Une clause d’« earn out »

Le tuteur pourra être rémunéré ou non. Evidemment, tout l’intérêt du régime consiste à permettre une rémunération, cumulée avec le régime de retraite. La nature de cette rémunération n’est pas précisée, le texte indiquant seulement que « le tuteur reste affilié aux régimes de Sécurité sociale dont il relevait antérieurement à la cession ».

Seconde motivation à l’accompagnement, à condition d’assurer la prestation de tutorat et de produire l’acte de vente de l’entreprise, le cédant pourra demander le versement d’une prime de transmission payée par l’Etat, dont la gestion sera assurée par les caisses d’assurance-vieillesse TNS. Y seront consacrés les crédits non utilisés au titre de « l’indemnité de départ » prévue par la loi de Finances pour 1982 pour les entreprises non transmissibles, ces crédits étant - une fois n’est pas coutume - excédentaires chaque année ! Un décret en précisera les conditions.

Attention, la prime de transmission est entrée en vigueur dès le 1er janvier 2006 alors que pour les conventions de tutorat, il faudra attendre le décret d’application, annoncé sur le site du ministère des PME pour fin 2005.

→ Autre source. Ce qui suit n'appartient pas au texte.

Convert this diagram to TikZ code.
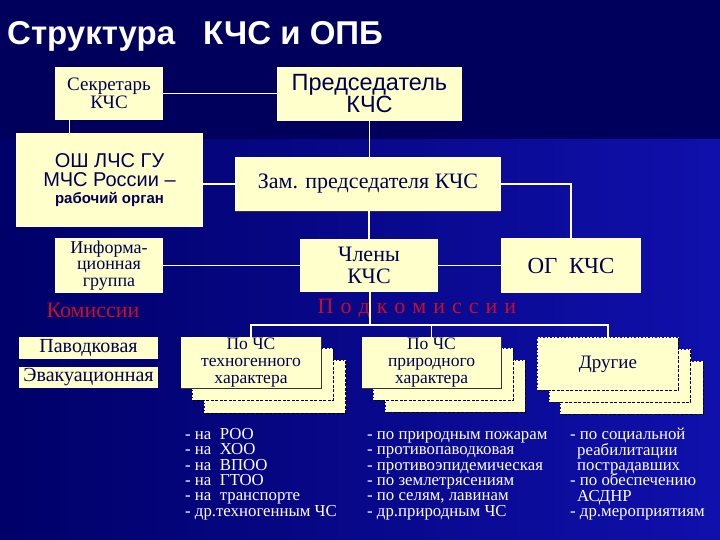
\documentclass[tikz,border=0pt]{standalone}
\usepackage{fontspec}
\setmainfont{Liberation Serif}
\newfontfamily\arial{Liberation Sans}
\definecolor{cream}{RGB}{255,255,204}
\definecolor{ink}{RGB}{0,0,80}
\definecolor{redt}{RGB}{200,14,36}
\definecolor{bgtop}{RGB}{0,0,92}
\definecolor{bgl}{RGB}{0,0,105}
\definecolor{bgr}{RGB}{16,16,172}
\newcommand{\dashedges}[1]{%
  \draw[wdash] (#1.south west) -- (#1.north west) -- (#1.north east);
  \draw[kdash] (#1.north east) -- (#1.south east) -- (#1.south west);}
\newcommand{\shadowedges}[1]{%
  \draw[kline] (#1.north east) -- (#1.south east) -- (#1.south west);}
\newcommand{\lsp}{\hspace{7pt}}
\newcommand{\firstln}{\rule{0pt}{11pt}}
\begin{document}
\lineskiplimit=-20pt
\begin{tikzpicture}[x=1pt,y=-1pt,
  box/.style={fill=cream, inner sep=0pt, align=center, text=ink},
  conn/.style={draw=white, line width=1.1pt},
  wdash/.style={draw=white, line width=0.8pt, dash pattern=on 2pt off 1.5pt},
  kdash/.style={draw=black, line width=0.8pt, dash pattern=on 3pt off 1.5pt},
  kline/.style={draw=black!80, line width=0.9pt},
  lst/.style={anchor=north west, inner sep=0pt, align=left, text=white,
    font=\fontsize{16.8}{15.4}\selectfont},
  lbl/.style={text=redt, inner sep=0pt, font=\fontsize{22}{24}\selectfont}
]
\useasboundingbox (0,0) rectangle (720,540);
\fill[bgtop] (0,0) rectangle (720,540);
\shade[left color=bgl, right color=bgr] (0,140) rectangle (720,540);

% title
\node[anchor=base west, inner sep=0pt, text=white,
  font=\arial\bfseries\fontsize{33}{36}\selectfont] (title) at (7,45)
  {Структура\hspace{28pt}КЧС и ОПБ};

% upper boxes
\node[box, minimum width=108pt, minimum height=53pt,
  font=\fontsize{19}{18}\selectfont] (sec) at (109,93.5) {Секретарь\\КЧС};
\node[box, minimum width=185pt, minimum height=54pt,
  font=\arial\fontsize{23.5}{22}\selectfont] (pred) at (369.5,94) {Председатель\\КЧС};
\node[box, minimum width=187pt, minimum height=94pt,
  font=\arial\fontsize{20}{19}\selectfont] (osh) at (109.5,180)
  {ОШ ЛЧС ГУ\\МЧС России –\\[-2pt]{\bfseries\fontsize{15}{17}\selectfont рабочий орган}};
\node[box, minimum width=266pt, minimum height=54pt,
  font=\fontsize{22}{24}\selectfont] (zam) at (368,184) {Зам. председателя КЧС};
\node[box, minimum width=108pt, minimum height=55pt,
  font=\fontsize{18}{16.5}\selectfont] (info) at (109,265.5) {Информа-\\ционная\\группа};
\node[box, minimum width=138pt, minimum height=53pt,
  font=\fontsize{22}{22}\selectfont] (chl) at (369,265.5) {Члены\\КЧС};
\node[box, minimum width=140pt, minimum height=55pt,
  font=\fontsize{23}{24}\selectfont] (og) at (571,265.5) {ОГ\ \ КЧС};
\draw[kline] (zam.south west) -- (zam.south east);

% labels
\node[lbl] (kom) at (93,310) {Комиссии};
\node[lbl] (podkom) at (417,308) {П\lsp о\lsp д\lsp к\lsp о\lsp м\lsp и\lsp с\lsp с\lsp и\lsp и};

% commissions
\node[box, minimum width=139pt, minimum height=22pt,
  font=\fontsize{20}{20}\selectfont] (pav) at (88.5,348) {Паводковая};
\node[box, minimum width=139pt, minimum height=21pt,
  font=\fontsize{20}{20}\selectfont] (evak) at (88.5,377.5) {Эвакуационная};

% subcommissions: stacked cards
\node[box, minimum width=141pt, minimum height=52pt] (t3) at (275,387) {};
\dashedges{t3}
\node[box, minimum width=140pt, minimum height=51pt] (t2) at (263,374.5) {};
\dashedges{t2}
\node[box, minimum width=140pt, minimum height=51pt,
  font=\fontsize{17.5}{17}\selectfont] (tech) at (251,362.5) {По ЧС\\техногенного\\характера};
\shadowedges{tech}

\node[box, minimum width=139pt, minimum height=51pt] (p3) at (455.5,386.5) {};
\dashedges{p3}
\node[box, minimum width=139pt, minimum height=51pt] (p2) at (443.5,374.5) {};
\dashedges{p2}
\node[box, minimum width=139pt, minimum height=51pt,
  font=\fontsize{17.5}{17}\selectfont] (prir) at (431.5,362.5) {По ЧС\\природного\\характера};
\shadowedges{prir}

\node[box, minimum width=142pt, minimum height=52pt] (d3) at (632,388) {};
\dashedges{d3}
\node[box, minimum width=141pt, minimum height=52pt] (d2) at (620,376) {};
\dashedges{d2}
\node[box, minimum width=140pt, minimum height=52pt,
  font=\fontsize{19}{19}\selectfont] (drug) at (608,364) {Другие};
\dashedges{drug}

% connectors
\draw[conn] (sec.east) -- (sec.east -| pred.west);
\draw[conn] ([xshift=15pt]sec.south west) -- ([xshift=15pt]sec.south west |- osh.north);
\draw[conn] (pred.south) -- (pred.south |- zam.north);
\draw[conn] (zam.west) -- (zam.west -| osh.east);
\draw[conn] (zam.east) -| (og.north);
\draw[conn] (chl.north) -- (chl.north |- zam.south);
\draw[conn] (info.east) -- (info.east -| chl.west);
\draw[conn] (chl.east) -- (chl.east -| og.west);
\coordinate (bus) at (370,325);
\draw[conn] ([xshift=1pt]chl.south) -- (bus);
\draw[conn] (tech.north) |- (bus);
\draw[conn] (drug.north) |- (bus);
\draw[conn] (prir.north) -- (prir.north |- bus);

% lists
\node[lst] (l1) at (185,428) {\firstln- на\ \ РОО\\- на\ \ ХОО\\- на\ \ ВПОО\\- на\ \ ГТОО\\- на\ \ транспорте\\- др.техногенным ЧС};
\node[lst] (l2) at (367,428) {\firstln- по природным пожарам\\- противопаводковая\\- противоэпидемическая\\- по землетрясениям\\- по селям, лавинам\\- др.природным ЧС};
\node[lst] (l3) at (570,428) {\firstln- по социальной\\\hspace*{7pt}реабилитации\\\hspace*{7pt}пострадавших\\- по обеспечению\\\hspace*{7pt}АСДНР\\- др.мероприятиям};
\end{tikzpicture}
\end{document}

Cependant le nouveau régime exclut nombre de PME (en société) qui sont au premier chef concernées par la problématique de la transmission : 70.000 entreprises françaises et 610.000 entreprises européennes devront changer de mains, chaque année, au cours des dix prochaines années. Il vient, en outre, contrecarrer tout effort d’optimisation de la transmission. Il est fréquent, en effet, qu’une restructuration de l’activité soit effectuée avant la cession et que l’entreprise passe en société à cette occasion par apport du fonds. Or, dans ce cas, le tutorat ne sera pas applicable. Il faudra alors privilégier une solution qui ne soit pas limitée par les conditions du Code de la Sécurité sociale.

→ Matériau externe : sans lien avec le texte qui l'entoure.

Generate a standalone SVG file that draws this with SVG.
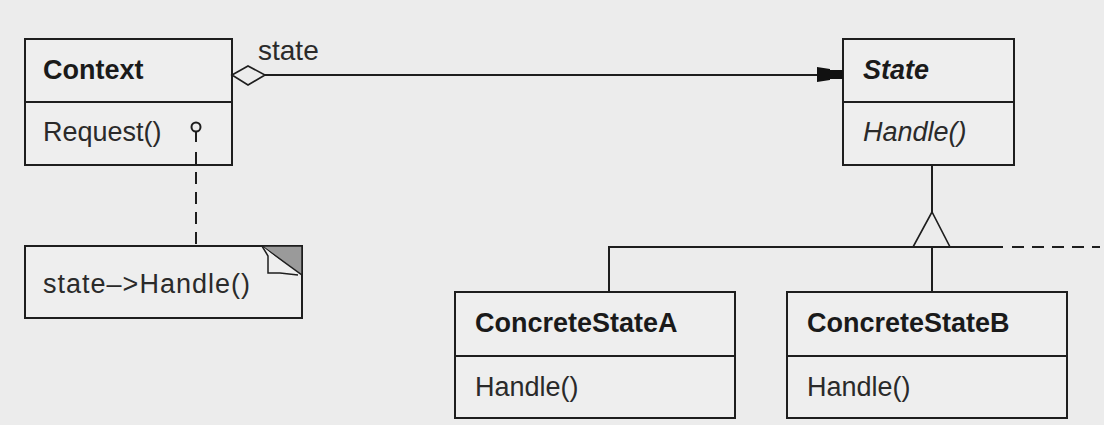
<svg xmlns="http://www.w3.org/2000/svg" width="1104" height="425" viewBox="0 0 1104 425">
<style>
.box{fill:#eeeeee;stroke:#1e1e1e;stroke-width:2}
.div{stroke:#1e1e1e;stroke-width:2}
.ln{stroke:#1e1e1e;stroke-width:2;fill:none}
.dash{stroke:#1e1e1e;stroke-width:2;fill:none;stroke-dasharray:12 8}
.t{font-family:"Liberation Sans",Arial,sans-serif;font-size:27px;fill:#2a2a2a}
.b{font-weight:bold;fill:#1a1a1a}
.i{font-style:italic}
</style>
<rect width="1104" height="425" fill="#ececec"/>
<g id="context">
  <rect class="box" x="25" y="39" width="207" height="126"/>
  <line class="div" x1="25" y1="102" x2="232" y2="102"/>
  <text class="t b" x="43" y="79">Context</text>
  <text class="t" x="43" y="141">Request()</text>
</g>
<g id="note">
  <rect class="box" x="25" y="246" width="277" height="72"/>
  <polygon points="262,246 302,246 302,275" fill="#9a9a9a" stroke="#1e1e1e" stroke-width="1.5"/>
  <path d="M262,246 L268,256 L268,273 L280,273 L298,275" fill="#eeeeee" stroke="#1e1e1e" stroke-width="1.5"/>
  <text class="t" x="43" y="293" textLength="207" lengthAdjust="spacing">state–&gt;Handle()</text>
</g>
<g id="state">
  <rect class="box" x="843" y="39" width="171" height="126"/>
  <line class="div" x1="843" y1="102" x2="1014" y2="102"/>
  <text class="t b i" x="863" y="79">State</text>
  <text class="t i" x="863" y="141">Handle()</text>
</g>
<g id="concreteStateA">
  <rect class="box" x="455" y="292" width="280" height="126"/>
  <line class="div" x1="455" y1="356" x2="735" y2="356"/>
  <text class="t b" x="475" y="332">ConcreteStateA</text>
  <text class="t" x="475" y="396">Handle()</text>
</g>
<g id="concreteStateB">
  <rect class="box" x="787" y="292" width="280" height="126"/>
  <line class="div" x1="787" y1="356" x2="1067" y2="356"/>
  <text class="t b" x="807" y="332">ConcreteStateB</text>
  <text class="t" x="807" y="396">Handle()</text>
</g>
<g id="connectors">
  <line class="ln" x1="265" y1="75" x2="818" y2="75"/>
  <polygon points="232,75 248,66 265,75 248,85" fill="#ececec" stroke="#1e1e1e" stroke-width="1.6"/>
  <polygon points="817,67 830,69 830,70 843,70 843,79 830,79 830,80 817,82" fill="#111"/>
  <text class="t" x="258" y="60" style="font-size:28px">state</text>
  <circle cx="196" cy="127" r="4.5" fill="#eeeeee" stroke="#1e1e1e" stroke-width="2"/>
  <line class="ln" x1="196" y1="131.5" x2="196" y2="142"/>
  <line class="dash" x1="196" y1="152" x2="196" y2="246"/>
  <line class="ln" x1="932" y1="165" x2="932" y2="212"/>
  <polygon points="932,212 913,247 950,247" fill="#ececec" stroke="#1e1e1e" stroke-width="1.6"/>
  <line class="ln" x1="609" y1="247" x2="1003" y2="247"/>
  <line class="dash" x1="1012" y1="247" x2="1100" y2="247"/>
  <line class="ln" x1="609" y1="246" x2="609" y2="292"/>
  <line class="ln" x1="932" y1="247" x2="932" y2="292"/>
</g>
</svg>
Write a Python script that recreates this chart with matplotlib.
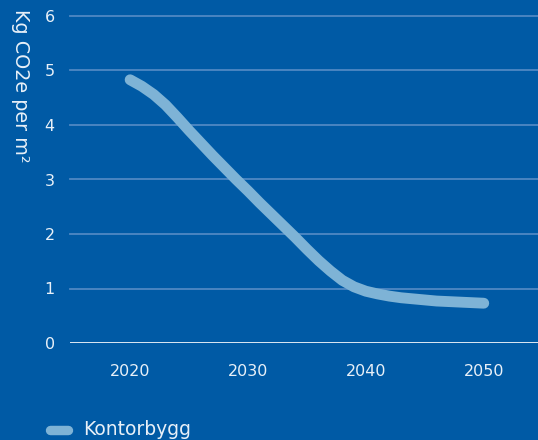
import matplotlib
matplotlib.use("Agg")
import matplotlib.pyplot as plt
from matplotlib.lines import Line2D

# Emissions per square metre for office buildings
years = [2020, 2021, 2022, 2023, 2024, 2025, 2026, 2027, 2028, 2029, 2030,
         2031, 2032, 2033, 2034, 2035, 2036, 2037, 2038, 2039, 2040,
         2041, 2042, 2043, 2044, 2045, 2046, 2047, 2048, 2049, 2050]
kontorbygg = [4.83, 4.71, 4.56, 4.37, 4.14, 3.90, 3.67, 3.44, 3.22, 3.00, 2.79,
              2.57, 2.36, 2.15, 1.94, 1.72, 1.51, 1.32, 1.15, 1.03, 0.95,
              0.90, 0.86, 0.83, 0.81, 0.79, 0.77, 0.76, 0.75, 0.74, 0.73]
x_ticks = [2020, 2030, 2040, 2050]
y_ticks = [0, 1, 2, 3, 4, 5, 6]
series_name = "Kontorbygg"
y_title = "Kg CO2e per m²"

BG = "#005AA5"
LINE = "#7EB3D6"
GRID = "#4F88C3"
TEXT = "#E8F0F8"

plt.rcParams["font.family"] = ["DejaVu Sans"]

fig = plt.figure(figsize=(5.38, 4.40), dpi=100, facecolor=BG)
ax = fig.add_axes([70 / 538, 97 / 440, 468 / 538, 327 / 440])
ax.set_facecolor(BG)

ax.plot(years, kontorbygg, color=LINE, lw=7.8, solid_capstyle="round",
        solid_joinstyle="round", zorder=3)

ax.set_xlim(2014.9, 2054.6)
ax.set_ylim(0, 6)
ax.set_xticks(x_ticks)
ax.set_yticks(y_ticks)
for y in y_ticks[1:]:
    ax.axhline(y, color=GRID, lw=1.3, zorder=1, clip_on=False)
ax.axhline(0, color="#F2F6FB", lw=2.0, zorder=2)

for s in ax.spines.values():
    s.set_visible(False)
ax.tick_params(axis="both", length=0, colors=TEXT, labelsize=11.5)
ax.tick_params(axis="x", pad=15)
ax.tick_params(axis="y", pad=11)

fig.text(20 / 538, 1 - 9 / 440, y_title, rotation=270, ha="center", va="top",
         color=TEXT, fontsize=13.8)

# Legend: a rounded swatch followed by the series name
fig.add_artist(Line2D([50 / 538, 68 / 538], [1 - 430 / 440, 1 - 430 / 440],
                      transform=fig.transFigure, color=LINE, lw=6.8,
                      solid_capstyle="round"))
fig.text(83 / 538, 1 - 435 / 440, series_name, ha="left", va="baseline",
         color=TEXT, fontsize=13.5)

fig.savefig("out.png", dpi=100, facecolor=BG)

La pratique prévoit depuis longtemps dans les actes de cession une clause d’« earn out », qui permet au cédant d’obtenir un complément de prix en cas d’atteinte de certains objectifs par l’acquéreur. Généralement d’un montant important (souvent de 25 % à 50 % du prix), versé au cours des douze ou vingt-quatre premiers mois suivant la cession, l’« earn out » motive très fortement le cédant à s’investir pour faciliter l’atteinte des objectifs et transmettre toutes les informations nécessaires à une bonne reprise. Au plan fiscal, cette solution est favorable pour le cédant qui bénéficiera du taux de taxation des plus-values à 27 % alors que la rémunération de tutorat se verrait appliquer le taux progressif de l’IR. En revanche, l’« earn out » n’est pas déductible des résultats de l’entreprise, comme le serait une rémunération d’activité, mais il permet à l’acquéreur de diminuer la partie du prix payée à la signature.